Abu Dhabi's Mubadala Is Said to Review Assets After IPIC Merger
(Bloomberg) -- Abu Dhabi’s Mubadala Investment Co. is reviewing some of the assets it gained after its merger with International Petroleum Investment Co., according to people familiar with the matter.
The government-owned fund, which manages about $125 billion in assets, is working with consulting firm A.T. Kearney Inc. on options including asset sales and mergers within the portfolio, the people said, asking not to be identified as the information is private. The assets include chemical makers Borealis AG and Nova Chemicals Corp., as well as Japanese refining firm Cosmo Oil Co.

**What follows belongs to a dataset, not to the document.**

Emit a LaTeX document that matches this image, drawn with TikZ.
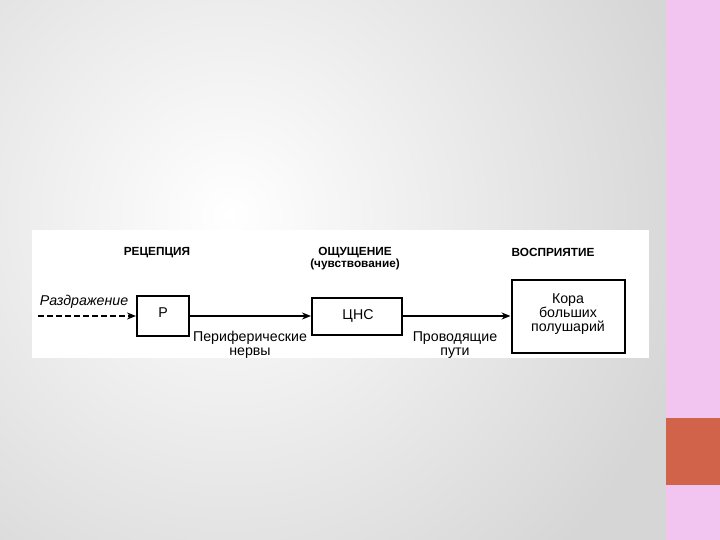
\documentclass[tikz,border=0pt]{standalone}
\usepackage{fontspec}
\setmainfont{Liberation Sans}
\usetikzlibrary{arrows.meta}
\definecolor{slidegray}{RGB}{214,214,214}
\definecolor{sidepink}{RGB}{242,196,240}
\definecolor{sidered}{RGB}{208,99,74}
\tikzset{
	blockbox/.style={draw, line width=2pt, inner sep=0pt},
	headtext/.style={font=\fontsize{11.8}{11.5}\selectfont\bfseries},
	labeltext/.style={font=\fontsize{14.2}{13.6}\selectfont, align=center},
	flow/.style={line width=1.8pt, -{Stealth[length=9pt,width=7pt]}}
}

\begin{document}
\begin{tikzpicture}[x=1pt,y=-1pt]
			\useasboundingbox (0,0) rectangle (720,540);
			\begin{scope}
				\clip (0,0) rectangle (666,540);
				\fill[slidegray] (0,0) rectangle (666,540);
				\shade[inner color=white, outer color=slidegray] (230,215) circle (470);
			\end{scope}
			\fill[sidepink] (666,0) rectangle (720,540);
			\fill[sidered] (666,418) rectangle (720,485);
			\fill[white] (32,230) rectangle (649,358);
			\node[headtext] (rec) at (157,253) {РЕЦЕПЦИЯ};
			\node[headtext] (sens) at (355,253) {ОЩУЩЕНИЕ};
			\node[headtext] (sens2) at (355,264) {(чувствование)};
			\node[headtext] (perc) at (553,252) {ВОСПРИЯТИЕ};
			\node[blockbox, minimum width=52pt, minimum height=40pt] (r) at (163,316) {};
			\node[labeltext] at (163,313) {Р};
			\node[blockbox, minimum width=90pt, minimum height=37pt] (cns) at (357,316) {};
			\node[labeltext] at (358,316) {ЦНС};
			\node[blockbox, minimum width=113pt, minimum height=73pt] (cortex) at (568,316) {};
			\node[labeltext] at (568,314) {Кора\\больших\\полушарий};
			\node[labeltext, font=\fontsize{14.2}{13.6}\selectfont\itshape] (stim) at (84,302) {Раздражение};
			\coordinate (start) at (38,316);
			\draw[flow, dashed, dash pattern=on 6pt off 3pt] (start) -- (r);
			\draw[flow] (r) -- (cns);
			\draw[flow] (cns) -- (cortex);
			\node[labeltext] (nerves) at (250,345) {Периферические\\нервы};
			\node[labeltext] (paths) at (455,345) {Проводящие\\пути};
		\end{tikzpicture}
\end{document}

The review is in preliminary stages and no final decision has been made, the people said. Mubadala may also decide to keep the assets after the review, they said.
Abu Dhabi, capital of the United Arab Emirates and source of about 6 percent of the world’s proven oil reserves, is seeking to counter the erosion of its finances after crude prices fell in recent years. The government is cutting spending, tapping reserves and merging some state-owned companies. Mubadala merged with IPIC earlier this year and now ranks as the world’s 14th-largest fund, according to the Sovereign Wealth Fund Institute.

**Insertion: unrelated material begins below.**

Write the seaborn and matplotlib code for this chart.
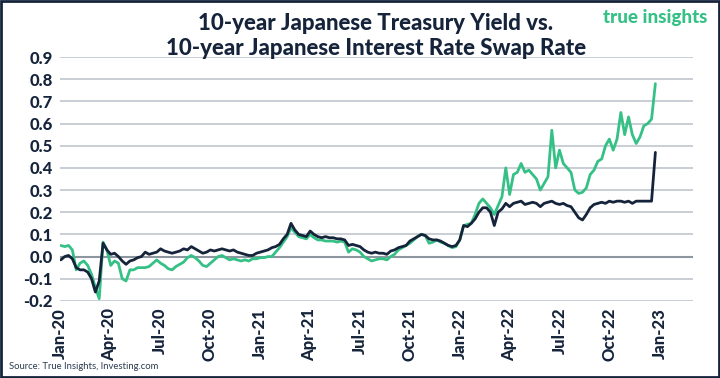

“As a global investment company, we are continually looking for ways to improve our businesses,” said Brian Lott, Mubadala’s head of communications. “That may mean significant expansion, as we have done in the energy sector already this year, or bringing in new partners, which we have also done.” A.T. Kearney declined to comment.
Mubadala plans to invest in technology companies in the U.S. after opening a Silicon Valley office to manage its $15 billion commitment to SoftBank Group Corp.’s Vision Fund, Chief Executive Officer Khaldoon Al Mubarak said in an interview last week. The fund is seeking to own about 25 firms with a “broad enterprise technology focus,” the company said last month.
Sovereign wealth funds in Gulf Arab states are plowing some of their oil and natural gas billions into technology and communications to lessen their reliance on volatile crude markets and to bring home the businesses and skills that will help transform their economies.